Thursday, September 19, 2013

Same same

So my first year teaching I had a really hard time letting my students try and fail. I felt like they would get mad at me if they failed because it was my fault I didn't help them enough. And that is totally true, for the most part. 

So now it is my first year coaching. I am scaffolding so so so so much for my department. 

But let me let you in to the mood of the school. 

We have to submit these lesson plans this year that ask a lot. I don't think it is unreasonable, but the requirements have altered since the beginning of the year. For each learning goal we should have a question weighted on the Depth of Knowledge scale. We are required to have one question for each level (4 levels). 

We have explicitly state what we are doing for our advanced students and our lower students. 

We have to teach in the 5E model (which I have a love hate relationship with). 

We have to have a unit learning goal and a concept learning goal. 
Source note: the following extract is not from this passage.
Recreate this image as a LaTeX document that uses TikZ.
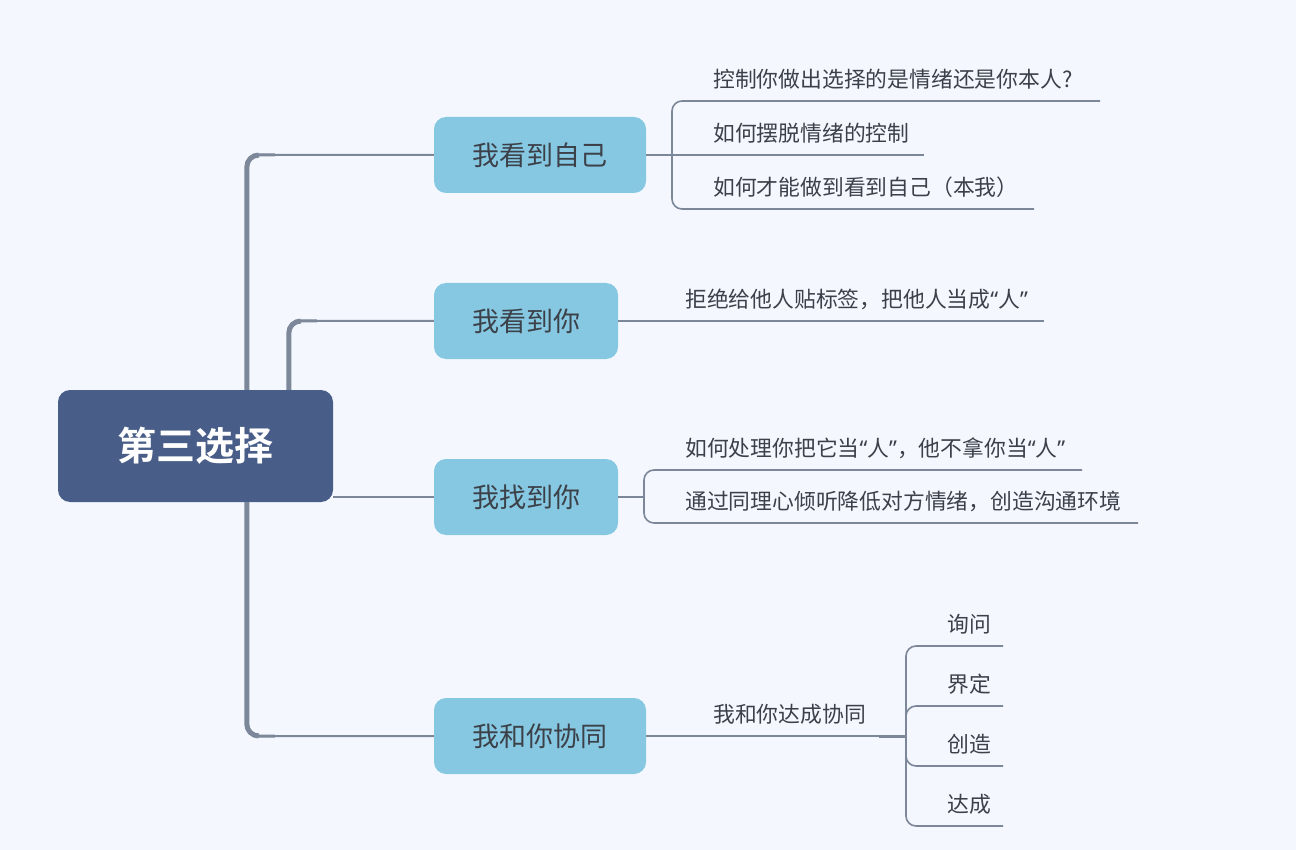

We have to have a Marzano style scale of understanding that is customized for the learning goal. 

And our class periods are 3 minutes shorter this year than last. Which doesn't seem like much at first glance but... Say even if you take out 9 days for half days + an extra 11 for other wasted days (assemblies, etc) that is 3 minutes for 160 class periods. 8 hours of instruction. That is sometimes a entire unit. 

So needless to say my department is feeling the stress. And I don't blame them. 

Instead I help them. I have created learning goals and gone through each benchmark and gathered what I think are the best resources. I feel like literally you need to now just come up with the questions (which we have a common planning meeting who had that as one of its purposes), tier the activity, and then just type it up to be done. 

And then they are still having a hard time. 

Which leads me to this - am I doing too much?